Seattle,       1.5 GB

Cleveland ,  3.5 GB

Yankees,     4 GB

Toronto,     5.5 GB

Now, even allowing for the fact that one of CLE, KC, and DET was going to win the Central – that still leaves six teams fighting for two spots, and in fact THIS battle went down to the last few days of the season.

I have heard the counter-arguments. Big deal, they say, that’s come at the cost of diluting the value of the regular season. Winning 100 games means nothing anymore…in the playoffs, an 88-win team is just as likely to make the World Series as a 100-win team (as has been shown this season). All of those are true statements. But let me enter into evidence one more small factoid:

PLAYOFF TEAM PAYROLLS (MLB rank out of 30) from USA Today

Dodgers $241 million (1st)

Tigers $163M (4th)

Giants $148M (6th)

Nationals $134M (7th)

Angels $128M (10th)

Cardinals $108M (13th)

Orioles $105M (14th)

Royals $90M (18th)

Pirates $77M (26th)

Athletics $77M (27th)

Now, those are opening-day figures; teams added and shed payroll through the season. However, within a small range this tells you the teams that spent huge, the teams that hardly spent, and everyone in between. What I want you to notice is the complete lack of correlation between postseason success and payroll – yes, the Giants are in the World Series, but they had to survive a 1-game playoff to do it after parlaying that high payroll into only 88 wins. They face the Royals, a team that is below-average in payroll and will likely NEVER break into the top-10. The same holds true for the Bucs and A’s.

My point here is that you CAN buy regular-season success if you’re smart. Frankly, the Yankees have done it for years, and the Dodgers have done it the past two seasons.  If you have a virtually unlimited budget and a halfway decent front office, you will almost always win more games than you lose. HOWEVER, all that money gives you the same chance in the postseason as the next team…and with three (or four) rounds to win, the odds flatten out amongst all teams. In essence, this playoff system is a de-facto salary cap…the Dodgers can buy division titles, but they haven’t even bought one World Series appearance yet, much less a championship.
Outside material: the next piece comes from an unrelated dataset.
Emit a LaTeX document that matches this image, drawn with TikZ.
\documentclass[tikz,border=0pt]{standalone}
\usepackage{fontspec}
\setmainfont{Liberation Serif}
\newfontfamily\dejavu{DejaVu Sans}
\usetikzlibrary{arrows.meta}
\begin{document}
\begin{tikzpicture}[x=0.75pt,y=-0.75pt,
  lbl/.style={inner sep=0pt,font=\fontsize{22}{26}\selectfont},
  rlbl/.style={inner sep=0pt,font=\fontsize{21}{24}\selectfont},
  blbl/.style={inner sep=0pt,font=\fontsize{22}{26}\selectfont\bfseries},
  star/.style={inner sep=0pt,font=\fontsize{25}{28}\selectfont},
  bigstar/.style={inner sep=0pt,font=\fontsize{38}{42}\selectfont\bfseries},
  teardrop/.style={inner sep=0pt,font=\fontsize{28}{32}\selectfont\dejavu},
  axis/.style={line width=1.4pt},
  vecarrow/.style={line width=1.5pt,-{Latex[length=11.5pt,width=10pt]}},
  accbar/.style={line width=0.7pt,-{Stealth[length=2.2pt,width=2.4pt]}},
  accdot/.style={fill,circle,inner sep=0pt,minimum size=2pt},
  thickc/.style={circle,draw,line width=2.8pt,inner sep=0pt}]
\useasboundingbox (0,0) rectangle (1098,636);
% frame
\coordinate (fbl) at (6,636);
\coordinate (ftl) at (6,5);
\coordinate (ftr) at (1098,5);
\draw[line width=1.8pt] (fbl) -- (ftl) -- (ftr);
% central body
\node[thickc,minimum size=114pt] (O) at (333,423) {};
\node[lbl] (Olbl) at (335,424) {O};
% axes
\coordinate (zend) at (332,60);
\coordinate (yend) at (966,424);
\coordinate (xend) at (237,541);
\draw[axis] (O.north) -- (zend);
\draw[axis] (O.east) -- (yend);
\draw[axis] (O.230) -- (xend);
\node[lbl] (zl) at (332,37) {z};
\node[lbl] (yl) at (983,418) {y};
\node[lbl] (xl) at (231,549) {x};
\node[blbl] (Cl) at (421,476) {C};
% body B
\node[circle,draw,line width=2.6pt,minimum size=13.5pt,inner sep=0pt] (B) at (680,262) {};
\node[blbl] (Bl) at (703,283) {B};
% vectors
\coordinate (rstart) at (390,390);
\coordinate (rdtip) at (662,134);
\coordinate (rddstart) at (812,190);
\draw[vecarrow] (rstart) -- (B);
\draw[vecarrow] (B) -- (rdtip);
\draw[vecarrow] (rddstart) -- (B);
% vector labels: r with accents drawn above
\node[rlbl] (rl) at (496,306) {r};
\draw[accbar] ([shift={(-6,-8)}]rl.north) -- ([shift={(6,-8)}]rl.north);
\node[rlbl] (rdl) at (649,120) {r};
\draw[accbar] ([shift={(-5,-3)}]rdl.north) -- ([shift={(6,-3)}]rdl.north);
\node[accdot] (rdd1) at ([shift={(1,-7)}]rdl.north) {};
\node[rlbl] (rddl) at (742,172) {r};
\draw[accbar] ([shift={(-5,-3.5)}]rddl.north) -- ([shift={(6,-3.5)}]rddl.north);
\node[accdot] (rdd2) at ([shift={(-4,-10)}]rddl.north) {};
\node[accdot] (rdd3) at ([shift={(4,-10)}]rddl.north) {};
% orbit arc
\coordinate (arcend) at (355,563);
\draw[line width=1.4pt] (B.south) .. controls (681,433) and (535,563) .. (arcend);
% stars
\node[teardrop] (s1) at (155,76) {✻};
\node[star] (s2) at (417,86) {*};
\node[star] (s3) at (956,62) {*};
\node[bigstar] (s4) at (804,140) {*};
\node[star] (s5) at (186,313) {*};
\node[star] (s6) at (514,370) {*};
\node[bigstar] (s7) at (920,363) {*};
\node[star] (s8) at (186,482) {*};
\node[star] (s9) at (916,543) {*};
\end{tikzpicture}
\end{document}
Meanwhile the Giants have won two, the low-payroll Rays (25th this season) appeared in the WS in 2008, and many ‘middle of the pack’ spenders such as the Cardinals and Braves are contenders year after year.
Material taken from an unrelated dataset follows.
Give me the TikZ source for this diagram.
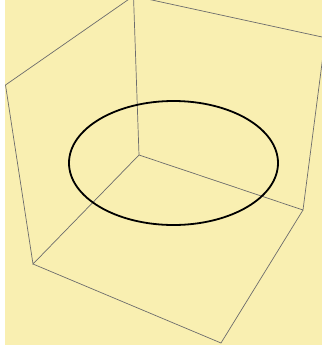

This system gives fans of almost every team HOPE…not just in April as a new season dawns, not just into the dog days of August, but into the last two weeks of the season. If your team isn’t in a full-blown rebuild like the Astros or Cubs, or being run into the ground like the Phillies, Rockies, or Mets, then the odds are strong that you’ll have some legitimate hope of at least a wildcard appearance most seasons.

To those who deride the 1-game wildcard, I feel your pain – but making it a 3-game series isn’t going to make it any less random, and frankly I think giving division winners a ‘bye’ to the Division Series serves to put SOME meaning back into the long regular season. Remember, they are still only taking 10 out of 30 teams into October – a large number by historical MLB standards, but small compared to EVERY other major sport. I believe it’s important to stop short of what those other leagues have done, 10 of 30 strikes me as exactly the right number.
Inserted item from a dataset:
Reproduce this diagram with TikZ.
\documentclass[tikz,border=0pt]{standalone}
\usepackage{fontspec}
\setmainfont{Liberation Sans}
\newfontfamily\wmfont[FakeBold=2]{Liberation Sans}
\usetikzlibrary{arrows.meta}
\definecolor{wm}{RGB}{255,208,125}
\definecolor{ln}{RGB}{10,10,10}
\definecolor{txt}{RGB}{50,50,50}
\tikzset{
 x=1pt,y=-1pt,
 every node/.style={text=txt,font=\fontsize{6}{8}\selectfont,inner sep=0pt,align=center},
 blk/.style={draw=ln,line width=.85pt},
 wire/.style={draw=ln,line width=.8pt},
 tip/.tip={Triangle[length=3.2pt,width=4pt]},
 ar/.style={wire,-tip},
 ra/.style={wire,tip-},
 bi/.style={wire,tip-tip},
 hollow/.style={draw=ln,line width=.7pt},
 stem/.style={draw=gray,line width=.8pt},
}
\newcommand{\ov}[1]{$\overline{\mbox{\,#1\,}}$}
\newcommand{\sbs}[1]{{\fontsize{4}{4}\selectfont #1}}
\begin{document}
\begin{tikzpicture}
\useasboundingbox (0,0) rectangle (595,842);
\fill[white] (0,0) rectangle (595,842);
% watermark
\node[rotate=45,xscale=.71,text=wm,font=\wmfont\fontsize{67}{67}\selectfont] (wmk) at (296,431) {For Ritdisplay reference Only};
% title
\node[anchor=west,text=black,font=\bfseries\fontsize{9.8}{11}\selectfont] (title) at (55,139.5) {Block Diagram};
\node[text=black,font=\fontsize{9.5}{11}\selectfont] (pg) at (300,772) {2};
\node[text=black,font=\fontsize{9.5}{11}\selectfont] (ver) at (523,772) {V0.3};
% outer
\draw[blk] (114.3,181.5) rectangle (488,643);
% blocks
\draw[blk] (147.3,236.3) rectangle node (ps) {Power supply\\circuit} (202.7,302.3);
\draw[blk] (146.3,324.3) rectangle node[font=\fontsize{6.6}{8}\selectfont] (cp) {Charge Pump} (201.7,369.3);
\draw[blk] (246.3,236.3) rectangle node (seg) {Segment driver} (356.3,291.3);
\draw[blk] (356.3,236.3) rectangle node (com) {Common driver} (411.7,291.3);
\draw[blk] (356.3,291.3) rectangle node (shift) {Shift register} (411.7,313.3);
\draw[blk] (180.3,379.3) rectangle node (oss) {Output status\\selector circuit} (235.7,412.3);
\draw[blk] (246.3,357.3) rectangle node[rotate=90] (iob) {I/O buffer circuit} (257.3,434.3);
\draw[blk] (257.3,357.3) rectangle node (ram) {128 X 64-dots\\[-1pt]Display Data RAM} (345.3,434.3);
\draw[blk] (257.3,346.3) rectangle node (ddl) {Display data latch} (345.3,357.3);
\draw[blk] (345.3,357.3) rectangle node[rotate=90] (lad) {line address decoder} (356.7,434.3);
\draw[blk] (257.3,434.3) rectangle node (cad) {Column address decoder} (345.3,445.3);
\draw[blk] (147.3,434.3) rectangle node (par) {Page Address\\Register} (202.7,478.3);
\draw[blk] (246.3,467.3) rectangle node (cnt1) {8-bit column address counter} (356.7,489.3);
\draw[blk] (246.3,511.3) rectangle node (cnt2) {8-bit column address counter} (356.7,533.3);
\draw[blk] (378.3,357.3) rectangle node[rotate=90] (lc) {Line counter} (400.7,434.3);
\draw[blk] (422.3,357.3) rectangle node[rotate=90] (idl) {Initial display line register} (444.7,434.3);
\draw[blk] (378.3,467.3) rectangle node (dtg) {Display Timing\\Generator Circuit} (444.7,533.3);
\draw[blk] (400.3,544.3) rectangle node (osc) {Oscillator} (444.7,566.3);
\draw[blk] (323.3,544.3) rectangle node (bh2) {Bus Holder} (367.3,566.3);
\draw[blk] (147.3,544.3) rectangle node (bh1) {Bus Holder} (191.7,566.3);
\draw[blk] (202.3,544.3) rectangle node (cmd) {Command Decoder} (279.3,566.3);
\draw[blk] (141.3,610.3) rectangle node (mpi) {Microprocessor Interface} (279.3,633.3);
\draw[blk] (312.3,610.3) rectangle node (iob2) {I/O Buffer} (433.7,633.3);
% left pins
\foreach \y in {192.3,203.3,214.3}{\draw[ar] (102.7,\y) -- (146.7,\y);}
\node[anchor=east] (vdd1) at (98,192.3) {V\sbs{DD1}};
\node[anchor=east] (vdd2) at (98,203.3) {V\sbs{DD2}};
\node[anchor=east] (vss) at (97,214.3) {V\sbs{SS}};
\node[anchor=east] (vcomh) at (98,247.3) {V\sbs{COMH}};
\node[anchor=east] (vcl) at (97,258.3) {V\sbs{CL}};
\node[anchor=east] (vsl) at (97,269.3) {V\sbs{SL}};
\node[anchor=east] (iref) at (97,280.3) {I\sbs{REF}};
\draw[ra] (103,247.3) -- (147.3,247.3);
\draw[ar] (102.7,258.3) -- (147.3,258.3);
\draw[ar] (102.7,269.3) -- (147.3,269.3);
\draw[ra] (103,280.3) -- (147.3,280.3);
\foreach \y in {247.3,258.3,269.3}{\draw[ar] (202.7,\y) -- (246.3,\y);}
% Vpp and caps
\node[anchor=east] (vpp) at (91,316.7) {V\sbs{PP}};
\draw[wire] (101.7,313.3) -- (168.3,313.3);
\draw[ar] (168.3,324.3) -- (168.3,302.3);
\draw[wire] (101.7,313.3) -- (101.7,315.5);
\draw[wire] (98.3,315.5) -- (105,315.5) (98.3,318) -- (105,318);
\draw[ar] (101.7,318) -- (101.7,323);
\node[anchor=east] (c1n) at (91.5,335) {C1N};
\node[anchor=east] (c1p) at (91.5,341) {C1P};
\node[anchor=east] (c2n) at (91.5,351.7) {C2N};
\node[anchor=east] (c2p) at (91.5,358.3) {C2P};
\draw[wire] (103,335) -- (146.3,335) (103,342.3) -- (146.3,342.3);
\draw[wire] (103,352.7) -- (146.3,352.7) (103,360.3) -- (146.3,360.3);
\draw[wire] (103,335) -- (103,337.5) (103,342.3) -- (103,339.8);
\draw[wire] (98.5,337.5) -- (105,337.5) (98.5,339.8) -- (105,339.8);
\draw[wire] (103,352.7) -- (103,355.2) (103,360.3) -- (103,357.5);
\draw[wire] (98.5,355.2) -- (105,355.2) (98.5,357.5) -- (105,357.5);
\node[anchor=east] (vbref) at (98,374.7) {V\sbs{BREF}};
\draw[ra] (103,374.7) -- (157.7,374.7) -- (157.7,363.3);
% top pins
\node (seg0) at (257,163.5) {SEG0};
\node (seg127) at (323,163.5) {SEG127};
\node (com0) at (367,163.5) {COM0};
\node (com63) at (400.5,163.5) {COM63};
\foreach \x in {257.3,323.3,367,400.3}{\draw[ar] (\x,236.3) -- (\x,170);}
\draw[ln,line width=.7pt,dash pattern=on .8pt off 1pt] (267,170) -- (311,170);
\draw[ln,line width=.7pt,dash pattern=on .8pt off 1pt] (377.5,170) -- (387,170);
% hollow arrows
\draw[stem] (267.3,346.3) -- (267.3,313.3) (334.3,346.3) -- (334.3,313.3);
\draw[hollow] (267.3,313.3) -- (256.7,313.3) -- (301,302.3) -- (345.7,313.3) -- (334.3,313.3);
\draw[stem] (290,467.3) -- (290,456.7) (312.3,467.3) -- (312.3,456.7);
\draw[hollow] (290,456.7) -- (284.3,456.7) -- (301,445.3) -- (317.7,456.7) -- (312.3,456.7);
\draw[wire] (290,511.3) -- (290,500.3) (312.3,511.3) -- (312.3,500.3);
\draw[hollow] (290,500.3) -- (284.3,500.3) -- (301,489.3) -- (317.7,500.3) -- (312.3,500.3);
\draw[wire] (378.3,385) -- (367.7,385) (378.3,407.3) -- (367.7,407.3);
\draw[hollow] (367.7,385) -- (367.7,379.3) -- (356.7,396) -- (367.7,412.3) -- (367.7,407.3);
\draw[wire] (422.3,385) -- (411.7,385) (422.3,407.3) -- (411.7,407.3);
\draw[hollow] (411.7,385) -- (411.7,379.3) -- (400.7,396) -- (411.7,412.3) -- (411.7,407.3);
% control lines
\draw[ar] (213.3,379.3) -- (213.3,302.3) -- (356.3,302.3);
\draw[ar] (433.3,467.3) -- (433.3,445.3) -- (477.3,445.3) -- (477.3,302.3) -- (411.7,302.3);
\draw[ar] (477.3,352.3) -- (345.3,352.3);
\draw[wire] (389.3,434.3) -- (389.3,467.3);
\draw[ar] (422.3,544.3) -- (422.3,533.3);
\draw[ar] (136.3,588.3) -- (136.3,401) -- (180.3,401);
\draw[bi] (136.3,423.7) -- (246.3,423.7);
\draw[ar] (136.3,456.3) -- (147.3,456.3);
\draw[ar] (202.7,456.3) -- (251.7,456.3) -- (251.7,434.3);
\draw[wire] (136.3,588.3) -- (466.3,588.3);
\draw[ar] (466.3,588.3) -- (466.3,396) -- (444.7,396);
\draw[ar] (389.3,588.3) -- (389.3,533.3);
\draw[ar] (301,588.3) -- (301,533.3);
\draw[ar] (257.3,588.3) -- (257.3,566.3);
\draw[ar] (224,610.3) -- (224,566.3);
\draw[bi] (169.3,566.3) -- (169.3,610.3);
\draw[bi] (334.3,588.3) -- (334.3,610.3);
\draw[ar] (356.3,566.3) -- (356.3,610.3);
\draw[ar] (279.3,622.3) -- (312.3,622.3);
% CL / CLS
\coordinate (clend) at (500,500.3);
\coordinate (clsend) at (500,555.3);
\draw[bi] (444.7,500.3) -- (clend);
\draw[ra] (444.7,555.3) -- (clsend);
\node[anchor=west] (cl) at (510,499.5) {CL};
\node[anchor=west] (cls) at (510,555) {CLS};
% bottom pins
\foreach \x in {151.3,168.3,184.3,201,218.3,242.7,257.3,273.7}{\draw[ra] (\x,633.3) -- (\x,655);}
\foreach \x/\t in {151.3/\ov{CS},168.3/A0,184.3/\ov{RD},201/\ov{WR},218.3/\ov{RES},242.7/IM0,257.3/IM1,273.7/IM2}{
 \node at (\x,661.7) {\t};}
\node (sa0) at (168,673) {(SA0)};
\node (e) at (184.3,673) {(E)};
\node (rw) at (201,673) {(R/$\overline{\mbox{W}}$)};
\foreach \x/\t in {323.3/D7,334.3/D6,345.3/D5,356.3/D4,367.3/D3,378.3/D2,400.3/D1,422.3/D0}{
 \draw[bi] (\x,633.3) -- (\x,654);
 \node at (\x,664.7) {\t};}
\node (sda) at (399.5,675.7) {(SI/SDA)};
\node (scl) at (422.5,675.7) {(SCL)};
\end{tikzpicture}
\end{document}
Let me conclude with this, which should hit home: the Pirates are coming off two exciting playoff chases and postseason appearances, which have re-energized the fan base and put the 2013-14 teams into our memories as the ones that ‘broke the streak’ of 20 straight losing seasons. Would we remember these teams NEARLY so fondly if all they did was break .500, with NO postseason appearances? Under the old system, would Royals fans  – now two wins from an amazing World Series championship – really care a lick about their 88-win team this year that, for much of the season, couldn’t hit their way out of a paper bag? I say no – and in the end THAT is the magic, and genius, of this playoff system – hope.